Breast cancer data analyzed by race/ethnic groups to identify differences in diagnosis, prognosis
the ONA take:
According to a new study published in the journal JAMA, researchers from Women's College Hospital in Toronto, Ontario, Canada, have found that race and ethnicity may play a role in the timing of breast cancer diagnosis and the prognosis of the woman's disease.
For the study, researchers sought to investigate whether biological differences in tumor aggressiveness affect differences in early-stage breast cancer diagnosis by ethnicity and race.
They identified 373,563 women diagnosed with stage 1 breast cancer from the Surveillance, Epidemiology and End Results (SEER) database between 2004 and 2011. Women were followed for an average of 40.6 months. Researchers then categorized those women based on race and ethnicity and assessed the biological aggressiveness of the tumors.
They also assessed timing of diagnosis and prognosis based on race/ethnic group.
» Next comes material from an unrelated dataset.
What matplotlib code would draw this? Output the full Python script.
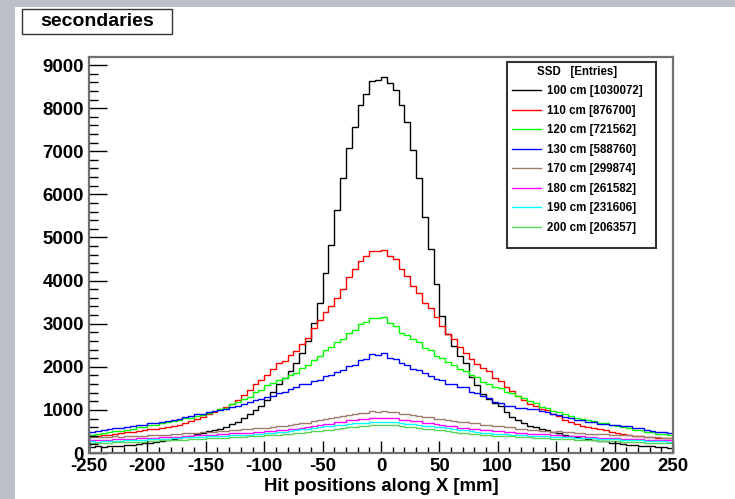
import numpy as np
import matplotlib
matplotlib.use('Agg')
import matplotlib.pyplot as plt
from matplotlib.patches import Rectangle
from matplotlib.ticker import MultipleLocator

plt.rcParams['font.family'] = 'Liberation Sans'
plt.rcParams['font.weight'] = 'bold'
plt.rcParams['axes.unicode_minus'] = False  # plain hyphen for negative ticks

# histogram binning along X (5 mm bins)
x_min, x_max = -250, 250
n_bins = 100

labels = ['100 cm [1030072]', '110 cm [876700]', '120 cm [721562]', '130 cm [588760]',
          '170 cm [299874]', '180 cm [261582]', '190 cm [231606]', '200 cm [206357]']
colors = ['#000000', '#ff0000', '#00ff00', '#0000ff', '#9c7a6e', '#ff00ff', '#00ffff', '#59d454']

# bin contents, left to right
h100 = [140, 152, 143, 160, 168, 172, 188, 193, 212, 222,
        243, 258, 283, 298, 328, 347, 373, 398, 433, 466,
        512, 528, 563, 598, 664, 726, 805, 895, 1008, 1094,
        1226, 1414, 1608, 1742, 1912, 2090, 2315, 2590, 3020, 3480,
        4170, 4830, 5630, 6370, 7080, 7570, 8080, 8320, 8640, 8660,
        8720, 8590, 8430, 8070, 7680, 7020, 6380, 5470, 4730, 3920,
        3180, 2760, 2490, 2240, 2090, 1770, 1570, 1360, 1260, 1150,
        1090, 955, 845, 755, 705, 636, 594, 546, 523, 487,
        458, 422, 397, 368, 347, 318, 307, 283, 267, 243,
        227, 203, 192, 178, 172, 158, 152, 138, 132, 115]
h110 = [383, 392, 414, 418, 444, 456, 479, 491, 514, 522,
        549, 561, 584, 597, 635, 661, 706, 740, 796, 835,
        907, 954, 1028, 1073, 1148, 1222, 1350, 1452, 1590, 1682,
        1812, 1940, 2085, 2140, 2275, 2368, 2520, 2665, 2900, 3085,
        3280, 3405, 3600, 3800, 4075, 4260, 4445, 4560, 4680, 4690,
        4710, 4580, 4500, 4265, 4095, 3865, 3715, 3485, 3375, 3165,
        2955, 2770, 2645, 2470, 2325, 2170, 2055, 1980, 1895, 1750,
        1680, 1532, 1438, 1322, 1238, 1144, 1096, 1024, 986, 914,
        856, 775, 726, 665, 634, 596, 578, 546, 528, 497,
        473, 437, 423, 397, 388, 372, 367, 352, 347, 338]
h120 = [423, 437, 463, 477, 499, 512, 539, 556, 594, 611,
        645, 656, 695, 711, 750, 771, 806, 820, 856, 876,
        926, 965, 1016, 1055, 1127, 1174, 1248, 1302, 1410, 1472,
        1580, 1632, 1690, 1733, 1812, 1850, 1975, 2048, 2168, 2245,
        2380, 2455, 2580, 2645, 2790, 2855, 3000, 3035, 3135, 3120,
        3160, 3025, 2935, 2785, 2735, 2635, 2585, 2445, 2385, 2255,
        2215, 2105, 2045, 1948, 1892, 1808, 1762, 1650, 1610, 1532,
        1498, 1422, 1388, 1312, 1278, 1212, 1158, 1072, 1036, 974,
        946, 894, 866, 814, 796, 754, 736, 694, 686, 649,
        636, 594, 580, 544, 526, 489, 480, 450, 440, 416]
h130 = [494, 507, 534, 546, 575, 586, 614, 626, 650, 661,
        686, 696, 726, 741, 776, 795, 836, 855, 896, 914,
        952, 964, 1008, 1024, 1068, 1094, 1148, 1173, 1230, 1252,
        1310, 1332, 1400, 1422, 1492, 1530, 1592, 1600, 1675, 1698,
        1775, 1798, 1878, 1915, 2020, 2045, 2150, 2185, 2285, 2280,
        2315, 2215, 2180, 2085, 2040, 1945, 1915, 1845, 1795, 1718,
        1695, 1608, 1600, 1538, 1522, 1418, 1402, 1318, 1282, 1190,
        1160, 1100, 1090, 1052, 1053, 1022, 1012, 968, 957, 903,
        872, 824, 811, 768, 756, 718, 710, 684, 680, 658,
        656, 624, 616, 584, 570, 530, 520, 490, 480, 455]
h170 = [372, 362, 378, 368, 384, 382, 384, 387, 399, 396,
        409, 412, 424, 427, 444, 441, 459, 456, 475, 476,
        495, 496, 515, 516, 535, 536, 555, 551, 570, 571,
        590, 596, 620, 626, 656, 665, 696, 705, 742, 754,
        792, 804, 842, 853, 893, 898, 933, 938, 964, 952,
        968, 944, 948, 913, 908, 873, 868, 833, 828, 793,
        788, 758, 753, 723, 722, 693, 688, 653, 652, 623,
        622, 593, 592, 563, 567, 538, 542, 518, 521, 498,
        500, 480, 480, 460, 460, 442, 444, 430, 434, 420,
        424, 414, 419, 400, 399, 381, 379, 361, 358, 342]
h180 = [303, 302, 313, 312, 323, 322, 333, 332, 343, 342,
        353, 352, 364, 366, 379, 381, 394, 396, 409, 411,
        424, 426, 439, 441, 454, 456, 474, 471, 489, 491,
        509, 506, 525, 525, 550, 560, 590, 600, 636, 644,
        676, 684, 717, 723, 757, 758, 792, 793, 817, 813,
        822, 803, 802, 773, 767, 738, 732, 698, 697, 663,
        657, 623, 617, 583, 577, 548, 546, 524, 525, 505,
        504, 486, 484, 466, 463, 452, 448, 436, 433, 417,
        418, 402, 403, 387, 388, 372, 373, 357, 358, 342,
        343, 332, 333, 322, 323, 312, 313, 302, 303, 297]
h190 = [267, 266, 275, 276, 286, 286, 296, 296, 308, 310,
        321, 322, 333, 336, 348, 348, 360, 363, 375, 376,
        386, 386, 396, 396, 406, 406, 418, 423, 438, 443,
        458, 463, 484, 492, 514, 522, 549, 557, 584, 597,
        619, 627, 649, 657, 679, 687, 704, 707, 719, 716,
        722, 709, 709, 692, 684, 662, 654, 632, 624, 602,
        594, 572, 559, 537, 529, 502, 494, 472, 469, 452,
        449, 432, 429, 412, 411, 400, 401, 390, 391, 380,
        381, 369, 368, 355, 355, 343, 341, 329, 329, 317,
        317, 303, 303, 291, 291, 280, 281, 270, 271, 263]
h200 = [227, 226, 235, 235, 245, 245, 255, 255, 265, 266,
        278, 279, 290, 290, 301, 302, 313, 315, 326, 328,
        340, 342, 353, 355, 366, 368, 380, 383, 396, 398,
        411, 413, 428, 433, 448, 458, 473, 483, 503, 513,
        533, 543, 563, 573, 593, 603, 623, 628, 643, 646,
        653, 643, 638, 623, 613, 593, 583, 563, 553, 533,
        523, 503, 493, 473, 463, 443, 438, 423, 418, 403,
        401, 388, 386, 374, 373, 360, 358, 346, 344, 332,
        330, 318, 316, 304, 303, 293, 293, 283, 283, 273,
        271, 260, 259, 248, 248, 238, 239, 230, 231, 223]

hists = [h100, h110, h120, h130, h170, h180, h190, h200]
edges = np.linspace(x_min, x_max, n_bins + 1)

W, H = 735, 499
fig = plt.figure(figsize=(W / 100, H / 100), dpi=100)
fig.patch.set_facecolor('#bdc0ca')
# white canvas on top of the grey slide background
fig.add_artist(Rectangle((15 / W, 0), 1 - 15 / W, 492 / H, transform=fig.transFigure,
                         facecolor='white', edgecolor='none', zorder=0))

ax = fig.add_axes([89 / W, 46 / H, 584 / W, 396 / H])
for h, c, lab in zip(hists, colors, labels):
    ax.stairs(h, edges, color=c, lw=1.0, label=lab)

ax.set_xlim(x_min, x_max)
ax.set_ylim(0, 9186)
ax.xaxis.set_major_locator(MultipleLocator(50))
ax.xaxis.set_minor_locator(MultipleLocator(10))
ax.yaxis.set_major_locator(MultipleLocator(1000))
ax.yaxis.set_minor_locator(MultipleLocator(200))
ax.tick_params(axis='x', which='major', direction='in', length=8.6, width=1, labelsize=13.4, pad=3.6)
ax.tick_params(axis='x', which='minor', direction='in', length=4.3, width=1)
ax.tick_params(axis='y', which='major', direction='in', length=13, width=1, labelsize=13.4, pad=3.6)
ax.tick_params(axis='y', which='minor', direction='in', length=6.5, width=1)
for s in ax.spines.values():
    s.set_color('#707070')
    s.set_linewidth(1.6)

ax.set_xlabel('Hit positions along X [mm]', fontsize=13.4, fontweight='bold')
ax.xaxis.set_label_coords(0.5, (453 - 491) / 396)
ax.xaxis.label.set_va('baseline')

# legend box drawn separately, entries placed inside it without their own frame
fig.add_artist(Rectangle((507 / W, (H - 248) / H), 149 / W, 186 / H, transform=fig.transFigure,
                         facecolor='white', edgecolor='#333333', lw=1.5, zorder=4))
leg = fig.legend(title='SSD   [Entries]', loc='upper left',
                 bbox_to_anchor=(512 / W, (H - 66) / H), bbox_transform=fig.transFigure,
                 borderaxespad=0, borderpad=0, fontsize=8.3, title_fontsize=8.3,
                 handlelength=2.5, handletextpad=0.5, labelspacing=0.65, frameon=False)
leg.get_title().set_fontweight('bold')
leg.set_zorder(5)

# title box in the top left corner
fig.add_artist(Rectangle((22 / W, (H - 34) / H), 150 / W, 25 / H, transform=fig.transFigure,
                         facecolor='white', edgecolor='#333333', lw=1.0))
fig.text(97 / W, (H - 22) / H, 'secondaries', ha='center', va='center', fontsize=14, fontweight='bold')

fig.savefig('out.png', dpi=100, facecolor=fig.get_facecolor())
Results showed that Japanese women were more likely to be diagnosed with stage 1 breast cancer than non-Hispanic white women.
In addition, black and South Asian women were more likely to be diagnosed at a later stage than non-Hispanic white women, and black women were more likely to die from stage 1 disease than non-Hispanic white women and South Asian women. Black women were also more likely to die from small-sized tumors than non-Hispanic white women.
When analyzing biological differences in tumor aggressiveness, they found that black women with small-sized tumors were more likely to have triple-negative disease and to present with local and distant metastases than non-Hispanic white women. The researchers note that socioeconomic factors and access to health care may also play a role.
Race and ethnicity may play a role in the timing of breast cancer diagnosis and the prognosis of the woman's disease.